[AIM OF THE TASK]
Transcribe everything in the data word for word. Pictures are left out.

[GIVEN INFORMATION]
• • • •

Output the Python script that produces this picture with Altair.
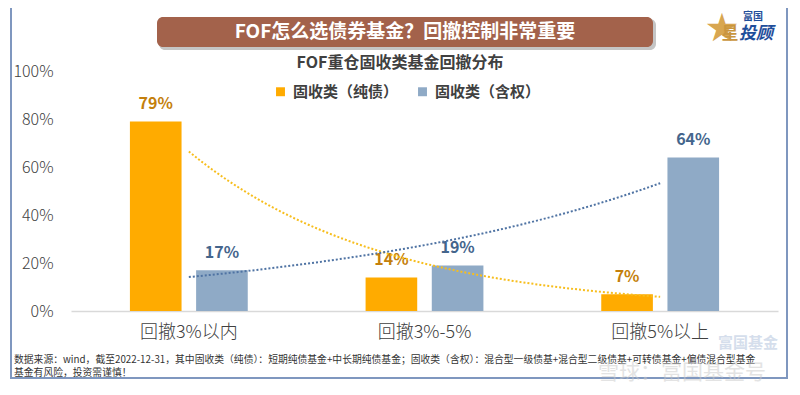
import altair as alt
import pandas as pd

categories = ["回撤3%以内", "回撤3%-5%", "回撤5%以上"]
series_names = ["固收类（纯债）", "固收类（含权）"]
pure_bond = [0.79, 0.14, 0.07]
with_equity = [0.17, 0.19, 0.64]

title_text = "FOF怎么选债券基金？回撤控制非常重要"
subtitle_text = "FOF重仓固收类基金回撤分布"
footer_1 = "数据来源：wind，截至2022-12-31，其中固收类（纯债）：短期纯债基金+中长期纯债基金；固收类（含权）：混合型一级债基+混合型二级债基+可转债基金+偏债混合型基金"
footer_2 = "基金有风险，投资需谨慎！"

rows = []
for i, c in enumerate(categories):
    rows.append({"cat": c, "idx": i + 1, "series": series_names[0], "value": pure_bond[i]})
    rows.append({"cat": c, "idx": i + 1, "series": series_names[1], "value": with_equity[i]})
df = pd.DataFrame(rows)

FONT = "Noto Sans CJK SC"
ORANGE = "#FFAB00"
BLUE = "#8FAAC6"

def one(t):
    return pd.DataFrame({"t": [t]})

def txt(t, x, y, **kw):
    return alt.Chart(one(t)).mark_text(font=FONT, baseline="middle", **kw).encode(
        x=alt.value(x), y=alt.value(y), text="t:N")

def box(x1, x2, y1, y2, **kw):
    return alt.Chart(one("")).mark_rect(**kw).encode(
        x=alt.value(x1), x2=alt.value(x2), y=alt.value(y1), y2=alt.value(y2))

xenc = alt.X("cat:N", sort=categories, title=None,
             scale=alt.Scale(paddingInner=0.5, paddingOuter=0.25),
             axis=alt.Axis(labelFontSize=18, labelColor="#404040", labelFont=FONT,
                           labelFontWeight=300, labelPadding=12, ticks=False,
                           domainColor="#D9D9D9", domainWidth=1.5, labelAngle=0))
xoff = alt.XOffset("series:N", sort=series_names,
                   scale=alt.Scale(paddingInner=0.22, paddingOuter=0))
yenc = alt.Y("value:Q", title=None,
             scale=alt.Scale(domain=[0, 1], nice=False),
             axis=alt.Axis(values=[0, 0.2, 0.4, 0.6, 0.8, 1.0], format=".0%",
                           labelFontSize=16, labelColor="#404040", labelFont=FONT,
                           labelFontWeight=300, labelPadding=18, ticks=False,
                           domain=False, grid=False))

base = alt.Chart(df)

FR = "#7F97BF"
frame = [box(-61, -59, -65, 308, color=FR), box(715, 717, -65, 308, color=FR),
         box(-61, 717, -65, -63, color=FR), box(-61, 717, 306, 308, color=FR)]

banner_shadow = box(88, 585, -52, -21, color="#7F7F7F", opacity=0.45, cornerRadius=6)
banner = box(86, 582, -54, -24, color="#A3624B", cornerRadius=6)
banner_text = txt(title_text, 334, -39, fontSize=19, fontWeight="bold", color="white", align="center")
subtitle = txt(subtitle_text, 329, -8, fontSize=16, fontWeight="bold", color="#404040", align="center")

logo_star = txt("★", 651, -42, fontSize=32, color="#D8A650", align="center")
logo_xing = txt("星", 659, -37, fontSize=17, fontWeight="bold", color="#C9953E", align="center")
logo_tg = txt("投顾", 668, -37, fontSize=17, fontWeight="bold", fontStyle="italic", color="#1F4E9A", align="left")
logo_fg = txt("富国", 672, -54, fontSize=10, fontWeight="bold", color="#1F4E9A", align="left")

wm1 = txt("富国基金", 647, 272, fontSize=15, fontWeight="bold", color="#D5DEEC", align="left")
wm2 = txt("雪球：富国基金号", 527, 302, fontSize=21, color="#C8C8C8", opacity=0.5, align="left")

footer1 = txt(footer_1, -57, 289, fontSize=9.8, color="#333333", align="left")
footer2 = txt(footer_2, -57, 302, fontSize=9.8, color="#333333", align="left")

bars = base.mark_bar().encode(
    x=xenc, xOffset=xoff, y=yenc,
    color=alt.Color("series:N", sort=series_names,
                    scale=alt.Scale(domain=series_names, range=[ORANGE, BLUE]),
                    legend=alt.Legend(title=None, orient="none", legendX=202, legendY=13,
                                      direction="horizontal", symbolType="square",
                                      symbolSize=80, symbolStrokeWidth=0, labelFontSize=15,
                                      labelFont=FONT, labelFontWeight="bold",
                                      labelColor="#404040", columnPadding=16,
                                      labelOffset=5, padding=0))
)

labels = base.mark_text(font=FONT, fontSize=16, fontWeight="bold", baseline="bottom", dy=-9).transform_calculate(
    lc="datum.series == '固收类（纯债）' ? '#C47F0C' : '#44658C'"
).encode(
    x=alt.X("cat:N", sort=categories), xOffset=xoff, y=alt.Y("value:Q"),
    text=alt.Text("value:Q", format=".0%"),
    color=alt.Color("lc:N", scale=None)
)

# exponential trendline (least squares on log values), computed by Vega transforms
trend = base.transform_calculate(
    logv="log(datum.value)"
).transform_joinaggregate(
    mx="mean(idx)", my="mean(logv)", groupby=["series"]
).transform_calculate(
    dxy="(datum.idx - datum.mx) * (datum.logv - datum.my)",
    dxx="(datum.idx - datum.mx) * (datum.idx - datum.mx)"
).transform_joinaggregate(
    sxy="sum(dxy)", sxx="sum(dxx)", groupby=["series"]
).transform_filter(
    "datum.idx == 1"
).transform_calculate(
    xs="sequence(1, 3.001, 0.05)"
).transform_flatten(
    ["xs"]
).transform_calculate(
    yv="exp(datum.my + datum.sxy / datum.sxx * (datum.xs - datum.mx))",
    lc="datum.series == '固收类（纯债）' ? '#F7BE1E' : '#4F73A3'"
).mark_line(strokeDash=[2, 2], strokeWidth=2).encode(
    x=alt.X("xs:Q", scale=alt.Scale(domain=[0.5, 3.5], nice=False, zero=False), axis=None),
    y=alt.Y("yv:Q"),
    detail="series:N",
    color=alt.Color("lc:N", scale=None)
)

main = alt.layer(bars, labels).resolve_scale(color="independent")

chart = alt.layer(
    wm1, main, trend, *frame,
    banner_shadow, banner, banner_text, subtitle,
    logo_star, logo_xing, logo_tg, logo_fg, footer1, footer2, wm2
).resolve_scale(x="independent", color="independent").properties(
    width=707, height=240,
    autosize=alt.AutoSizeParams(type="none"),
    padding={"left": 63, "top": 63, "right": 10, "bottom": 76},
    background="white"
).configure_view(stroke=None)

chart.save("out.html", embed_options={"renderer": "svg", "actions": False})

• • • •

[TASK SOLUTION]
Output the Python script that produces this picture with Altair.
import altair as alt
import pandas as pd

categories = ["回撤3%以内", "回撤3%-5%", "回撤5%以上"]
series_names = ["固收类（纯债）", "固收类（含权）"]
pure_bond = [0.79, 0.14, 0.07]
with_equity = [0.17, 0.19, 0.64]

title_text = "FOF怎么选债券基金？回撤控制非常重要"
subtitle_text = "FOF重仓固收类基金回撤分布"
footer_1 = "数据来源：wind，截至2022-12-31，其中固收类（纯债）：短期纯债基金+中长期纯债基金；固收类（含权）：混合型一级债基+混合型二级债基+可转债基金+偏债混合型基金"
footer_2 = "基金有风险，投资需谨慎！"

rows = []
for i, c in enumerate(categories):
    rows.append({"cat": c, "idx": i + 1, "series": series_names[0], "value": pure_bond[i]})
    rows.append({"cat": c, "idx": i + 1, "series": series_names[1], "value": with_equity[i]})
df = pd.DataFrame(rows)

FONT = "Noto Sans CJK SC"
ORANGE = "#FFAB00"
BLUE = "#8FAAC6"

def one(t):
    return pd.DataFrame({"t": [t]})

def txt(t, x, y, **kw):
    return alt.Chart(one(t)).mark_text(font=FONT, baseline="middle", **kw).encode(
        x=alt.value(x), y=alt.value(y), text="t:N")

def box(x1, x2, y1, y2, **kw):
    return alt.Chart(one("")).mark_rect(**kw).encode(
        x=alt.value(x1), x2=alt.value(x2), y=alt.value(y1), y2=alt.value(y2))

xenc = alt.X("cat:N", sort=categories, title=None,
             scale=alt.Scale(paddingInner=0.5, paddingOuter=0.25),
             axis=alt.Axis(labelFontSize=18, labelColor="#404040", labelFont=FONT,
                           labelFontWeight=300, labelPadding=12, ticks=False,
                           domainColor="#D9D9D9", domainWidth=1.5, labelAngle=0))
xoff = alt.XOffset("series:N", sort=series_names,
                   scale=alt.Scale(paddingInner=0.22, paddingOuter=0))
yenc = alt.Y("value:Q", title=None,
             scale=alt.Scale(domain=[0, 1], nice=False),
             axis=alt.Axis(values=[0, 0.2, 0.4, 0.6, 0.8, 1.0], format=".0%",
                           labelFontSize=16, labelColor="#404040", labelFont=FONT,
                           labelFontWeight=300, labelPadding=18, ticks=False,
                           domain=False, grid=False))

base = alt.Chart(df)

FR = "#7F97BF"
frame = [box(-61, -59, -65, 308, color=FR), box(715, 717, -65, 308, color=FR),
         box(-61, 717, -65, -63, color=FR), box(-61, 717, 306, 308, color=FR)]

banner_shadow = box(88, 585, -52, -21, color="#7F7F7F", opacity=0.45, cornerRadius=6)
banner = box(86, 582, -54, -24, color="#A3624B", cornerRadius=6)
banner_text = txt(title_text, 334, -39, fontSize=19, fontWeight="bold", color="white", align="center")
subtitle = txt(subtitle_text, 329, -8, fontSize=16, fontWeight="bold", color="#404040", align="center")

logo_star = txt("★", 651, -42, fontSize=32, color="#D8A650", align="center")
logo_xing = txt("星", 659, -37, fontSize=17, fontWeight="bold", color="#C9953E", align="center")
logo_tg = txt("投顾", 668, -37, fontSize=17, fontWeight="bold", fontStyle="italic", color="#1F4E9A", align="left")
logo_fg = txt("富国", 672, -54, fontSize=10, fontWeight="bold", color="#1F4E9A", align="left")

wm1 = txt("富国基金", 647, 272, fontSize=15, fontWeight="bold", color="#D5DEEC", align="left")
wm2 = txt("雪球：富国基金号", 527, 302, fontSize=21, color="#C8C8C8", opacity=0.5, align="left")

footer1 = txt(footer_1, -57, 289, fontSize=9.8, color="#333333", align="left")
footer2 = txt(footer_2, -57, 302, fontSize=9.8, color="#333333", align="left")

bars = base.mark_bar().encode(
    x=xenc, xOffset=xoff, y=yenc,
    color=alt.Color("series:N", sort=series_names,
                    scale=alt.Scale(domain=series_names, range=[ORANGE, BLUE]),
                    legend=alt.Legend(title=None, orient="none", legendX=202, legendY=13,
                                      direction="horizontal", symbolType="square",
                                      symbolSize=80, symbolStrokeWidth=0, labelFontSize=15,
                                      labelFont=FONT, labelFontWeight="bold",
                                      labelColor="#404040", columnPadding=16,
                                      labelOffset=5, padding=0))
)

labels = base.mark_text(font=FONT, fontSize=16, fontWeight="bold", baseline="bottom", dy=-9).transform_calculate(
    lc="datum.series == '固收类（纯债）' ? '#C47F0C' : '#44658C'"
).encode(
    x=alt.X("cat:N", sort=categories), xOffset=xoff, y=alt.Y("value:Q"),
    text=alt.Text("value:Q", format=".0%"),
    color=alt.Color("lc:N", scale=None)
)

# exponential trendline (least squares on log values), computed by Vega transforms
trend = base.transform_calculate(
    logv="log(datum.value)"
).transform_joinaggregate(
    mx="mean(idx)", my="mean(logv)", groupby=["series"]
).transform_calculate(
    dxy="(datum.idx - datum.mx) * (datum.logv - datum.my)",
    dxx="(datum.idx - datum.mx) * (datum.idx - datum.mx)"
).transform_joinaggregate(
    sxy="sum(dxy)", sxx="sum(dxx)", groupby=["series"]
).transform_filter(
    "datum.idx == 1"
).transform_calculate(
    xs="sequence(1, 3.001, 0.05)"
).transform_flatten(
    ["xs"]
).transform_calculate(
    yv="exp(datum.my + datum.sxy / datum.sxx * (datum.xs - datum.mx))",
    lc="datum.series == '固收类（纯债）' ? '#F7BE1E' : '#4F73A3'"
).mark_line(strokeDash=[2, 2], strokeWidth=2).encode(
    x=alt.X("xs:Q", scale=alt.Scale(domain=[0.5, 3.5], nice=False, zero=False), axis=None),
    y=alt.Y("yv:Q"),
    detail="series:N",
    color=alt.Color("lc:N", scale=None)
)

main = alt.layer(bars, labels).resolve_scale(color="independent")

chart = alt.layer(
    wm1, main, trend, *frame,
    banner_shadow, banner, banner_text, subtitle,
    logo_star, logo_xing, logo_tg, logo_fg, footer1, footer2, wm2
).resolve_scale(x="independent", color="independent").properties(
    width=707, height=240,
    autosize=alt.AutoSizeParams(type="none"),
    padding={"left": 63, "top": 63, "right": 10, "bottom": 76},
    background="white"
).configure_view(stroke=None)

chart.save("out.html", embed_options={"renderer": "svg", "actions": False})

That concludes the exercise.